“Dear Lora, I am so glad to see you,” said the little girl, holding out her small, thin hand.
Lora took it and kissed it, saying, in a tremulous tone, “How ill you look!”
Elsie held up her face, and Lora stooped and kissed her lips; then bursting into tears and sobs, she ran out of the room.
“Oh, Adelaide!” she cried, rushing into her sister’s room, “how she is changed! I should never have known her! Oh! do you think she can ever get well?”
“If you had seen her two or three weeks ago, you would be quite encouraged by her appearance now,” replied her sister. “The doctor considers her out of danger now, though he says she must have careful nursing; and that I assure you she gets from her father. He seems to feel that he can never do enough for her, and won’t let me share the labor at all, although I would often be very glad to do it.”
“He ought to do all he can for her! he would be a brute if he didn’t, for it was all his doing, her being so ill!” exclaimed Lora indignantly. “No, no; I ought not to say that,” she added, correcting herself immediately, “for we were all unkind to her; I as well as the rest. Oh, Adelaide! what a bitter thought that was to me when I heard she was dying! I never realized before how lovely, and how very different from all the rest of us she was.”
“Yes, poor darling! she has had a hard life amongst us,” replied Adelaide, sighing, while the tears rose to her eyes. “You can never know, Lora, what an agonizing thought it was at the moment when I believed that she had left us forever. I would have given worlds to have been able to live the last six years over again. But Horace—oh, Lora! I don’t believe there was a more wretched being on the face of the earth than he!

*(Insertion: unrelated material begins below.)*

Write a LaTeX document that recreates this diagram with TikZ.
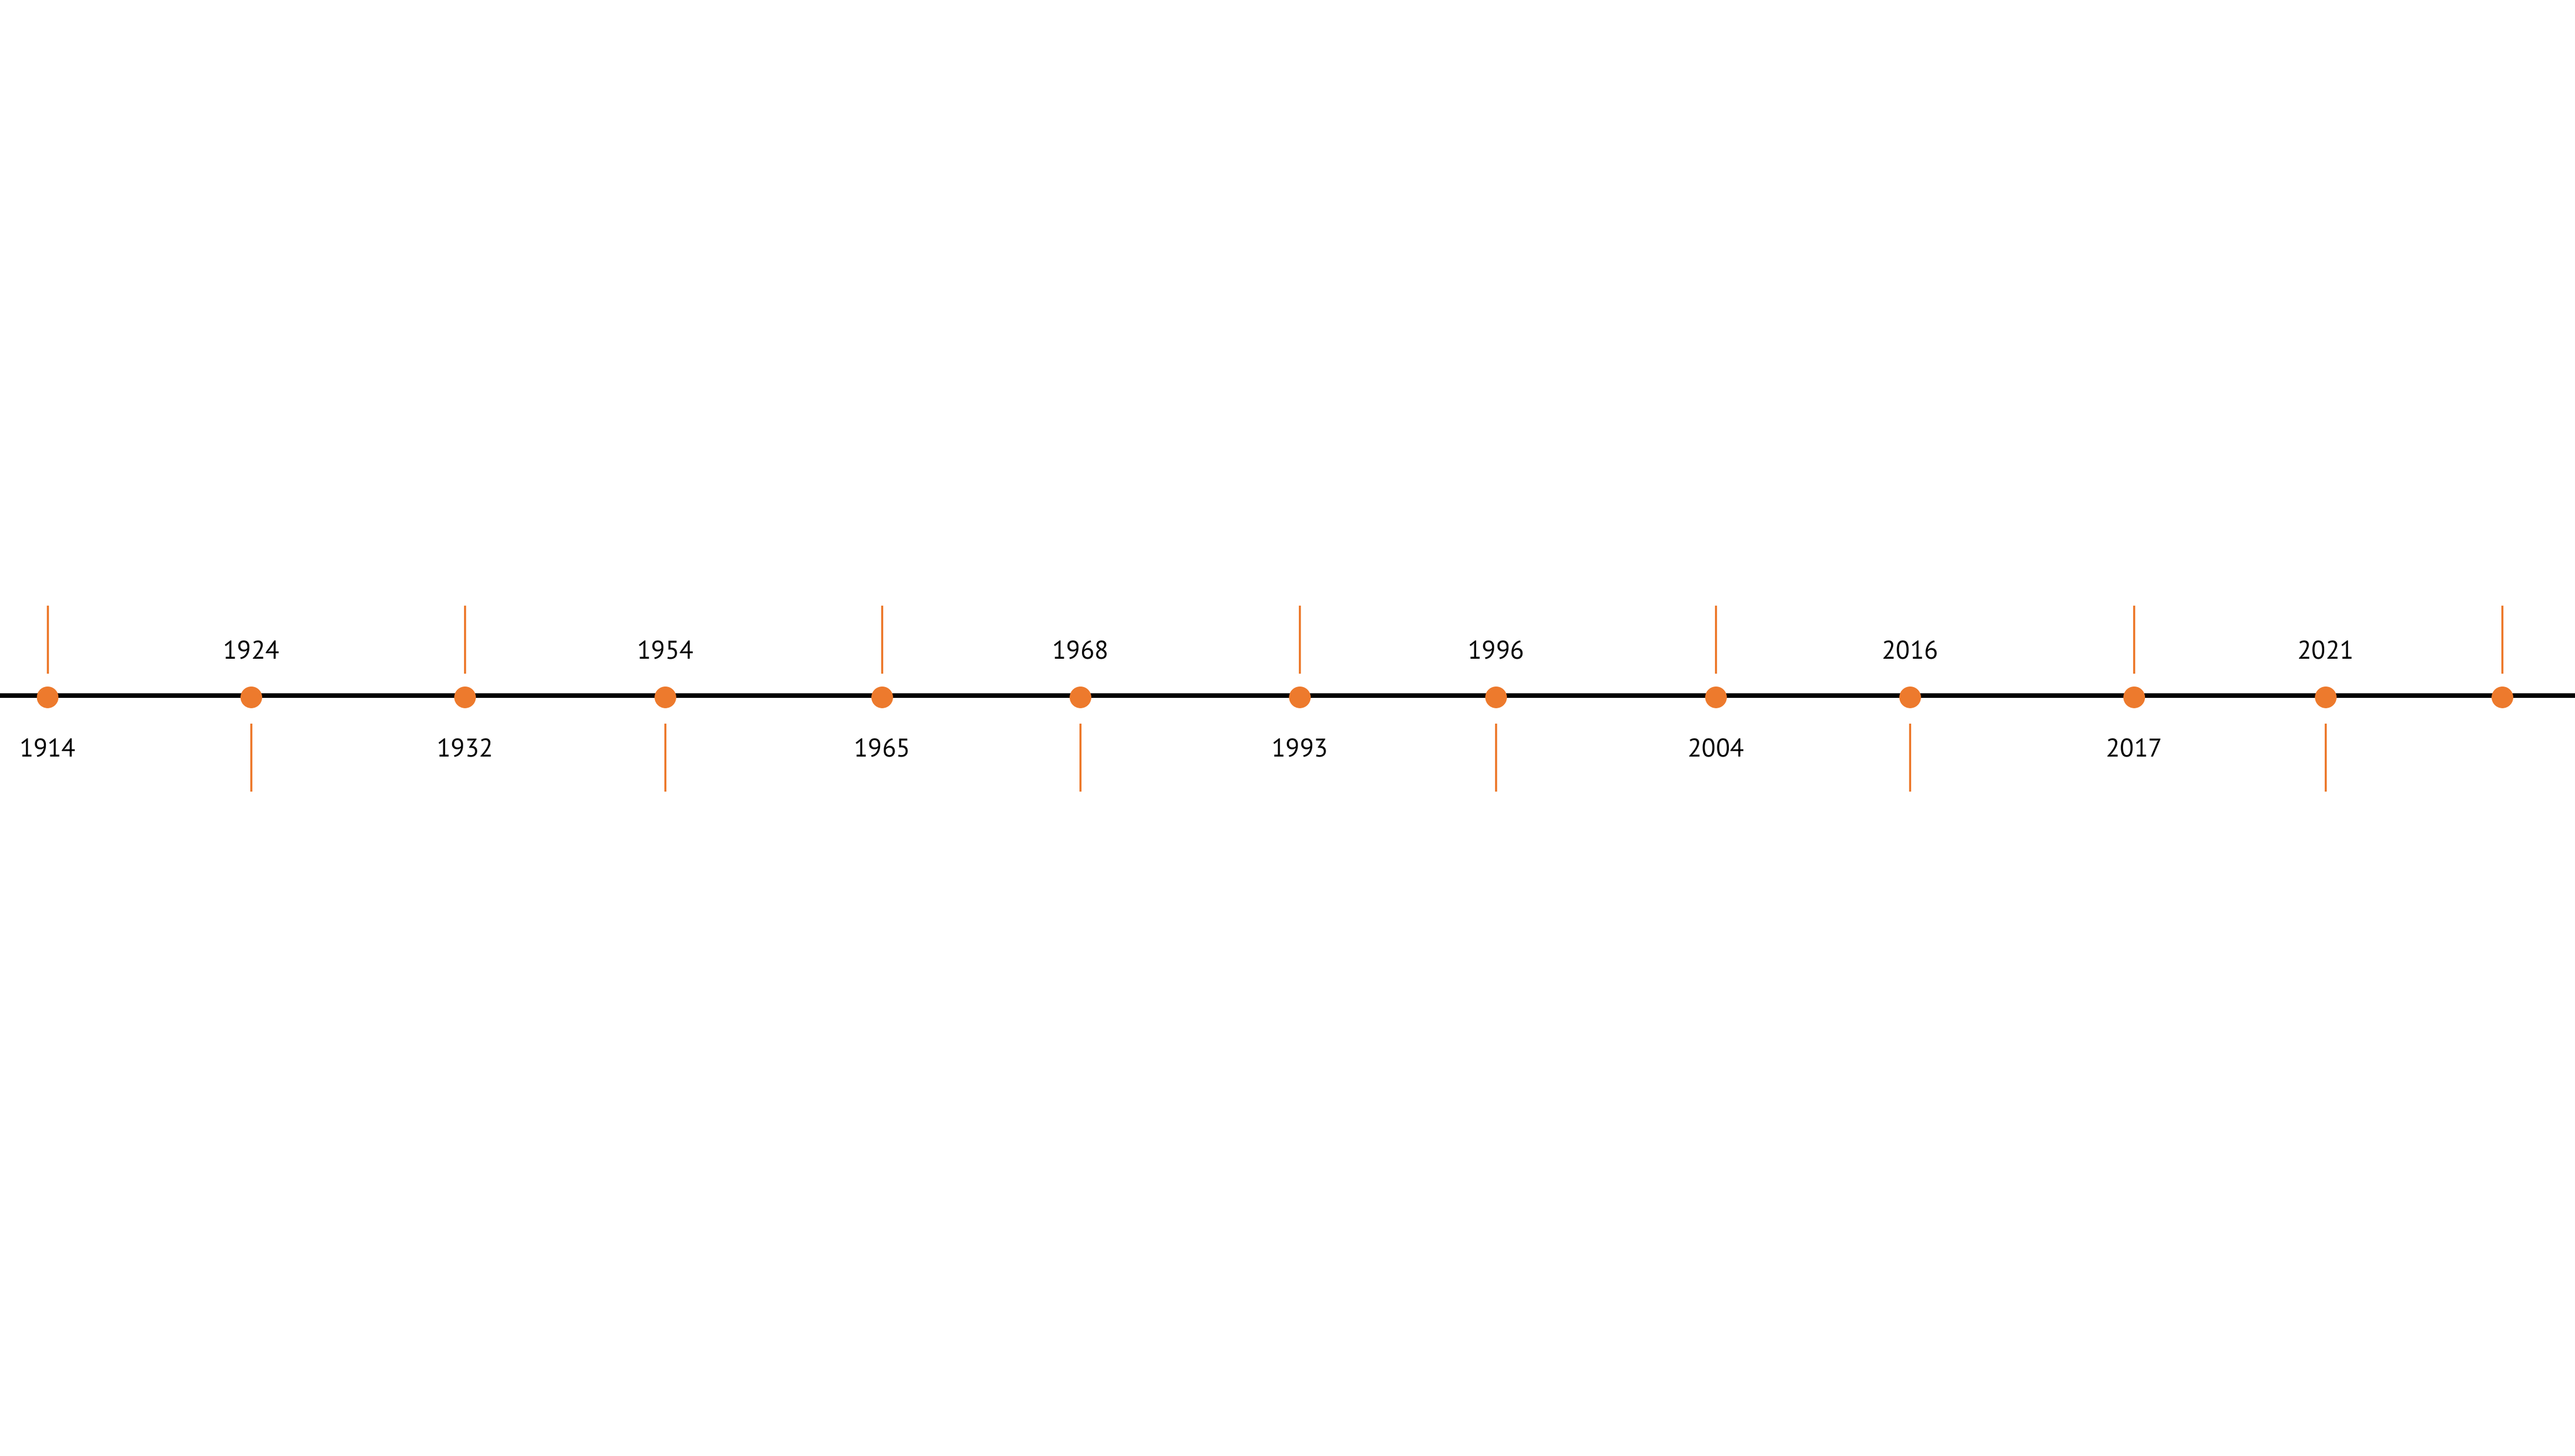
\documentclass[tikz,border=0pt]{standalone}
\usepackage{fontspec}
\setmainfont{PT Sans}
\definecolor{eventorange}{HTML}{ED7A2D}
\begin{document}
\begin{tikzpicture}[thick,
    event dot/.style={circle,fill=eventorange,inner sep=0pt,minimum size=0.42cm},
    year/.style={font=\fontsize{14.2}{17}\selectfont,anchor=base},
    timeline/.style={line width=0.09cm,black},
    tick/.style={eventorange,line width=0.04cm}]
                    \useasboundingbox (0,0) rectangle (50,28.26);
                    \coordinate (start) at (0, 14.75);
                    \coordinate (end) at (50, 14.75);
                    \draw[timeline] (start) -- (end);

                    \node[event dot] at (0.925, 14.72) (d1) {};
                    \node[event dot] at (4.88, 14.72) (d2) {};
                    \node[event dot] at (9.03, 14.72) (d3) {};
                    \node[event dot] at (12.92, 14.72) (d4) {};
                    \node[event dot] at (17.13, 14.72) (d5) {};
                    \node[event dot] at (20.98, 14.72) (d6) {};
                    \node[event dot] at (25.24, 14.72) (d7) {};
                    \node[event dot] at (29.05, 14.72) (d8) {};
                    \node[event dot] at (33.32, 14.72) (d9) {};
                    \node[event dot] at (37.09, 14.72) (d10) {};
                    \node[event dot] at (41.44, 14.72) (d11) {};
                    \node[event dot] at (45.16, 14.72) (d12) {};
                    \node[event dot] at (48.59, 14.72) (d13) {};

                    \node[year] at (0.925, 13.56) (y1914) {1914};
                    \node[year] at (4.88, 15.46) (y1924) {1924};
                    \node[year] at (9.03, 13.56) (y1932) {1932};
                    \node[year] at (12.92, 15.46) (y1954) {1954};
                    \node[year] at (17.13, 13.56) (y1965) {1965};
                    \node[year] at (20.98, 15.46) (y1968) {1968};
                    \node[year] at (25.24, 13.56) (y1993) {1993};
                    \node[year] at (29.05, 15.46) (y1996) {1996};
                    \node[year] at (33.32, 13.56) (y2004) {2004};
                    \node[year] at (37.09, 15.46) (y2016) {2016};
                    \node[year] at (41.44, 13.56) (y2017) {2017};
                    \node[year] at (45.16, 15.46) (y2021) {2021};

                    \draw[tick] (d1.center) ++(0, 0.46) -- ++(0, 1.32);
                    \draw[tick] (d2.center) ++(0, -0.51) -- ++(0, -1.32);
                    \draw[tick] (d3.center) ++(0, 0.46) -- ++(0, 1.32);
                    \draw[tick] (d4.center) ++(0, -0.51) -- ++(0, -1.32);
                    \draw[tick] (d5.center) ++(0, 0.46) -- ++(0, 1.32);
                    \draw[tick] (d6.center) ++(0, -0.51) -- ++(0, -1.32);
                    \draw[tick] (d7.center) ++(0, 0.46) -- ++(0, 1.32);
                    \draw[tick] (d8.center) ++(0, -0.51) -- ++(0, -1.32);
                    \draw[tick] (d9.center) ++(0, 0.46) -- ++(0, 1.32);
                    \draw[tick] (d10.center) ++(0, -0.51) -- ++(0, -1.32);
                    \draw[tick] (d11.center) ++(0, 0.46) -- ++(0, 1.32);
                    \draw[tick] (d12.center) ++(0, -0.51) -- ++(0, -1.32);
                    \draw[tick] (d13.center) ++(0, 0.46) -- ++(0, 1.32);
                \end{tikzpicture}
\end{document}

I was very angry with him at first, but when I saw how utterly crushed and heartbroken he was, I couldn’t say one word.”
Adelaide was crying now in good earnest, as well as Lora.
Presently Lora asked for a full account of Elsie’s illness, which Adelaide was beginning to give, when a servant came to say that Elsie wanted to see her; so, with a promise to Lora to finish her story another time, she hastened to obey the summons.
She found the little girl still lying languidly in her father’s arms.
“Dear Aunt Adelaide,” she said, “I wanted to see you; you haven’t been in to-day to look at your little patient.”
Adelaide smiled, and patted her cheek.
“Yes, my dear,” she said, “I have been in twice, but found you sleeping both times, and your father keeping guard over you, like a tiger watching his cub.”
“No, no, Aunt Adelaide; papa isn’t a bit like a tiger,” said Elsie, passing her small, white hand caressingly over his face. “You mustn’t say that.”
“I don’t know,” replied Adelaide, laughing and shaking her head; “I think anybody who should be daring enough to disturb your slumbers would find there was considerable of the tiger in him.”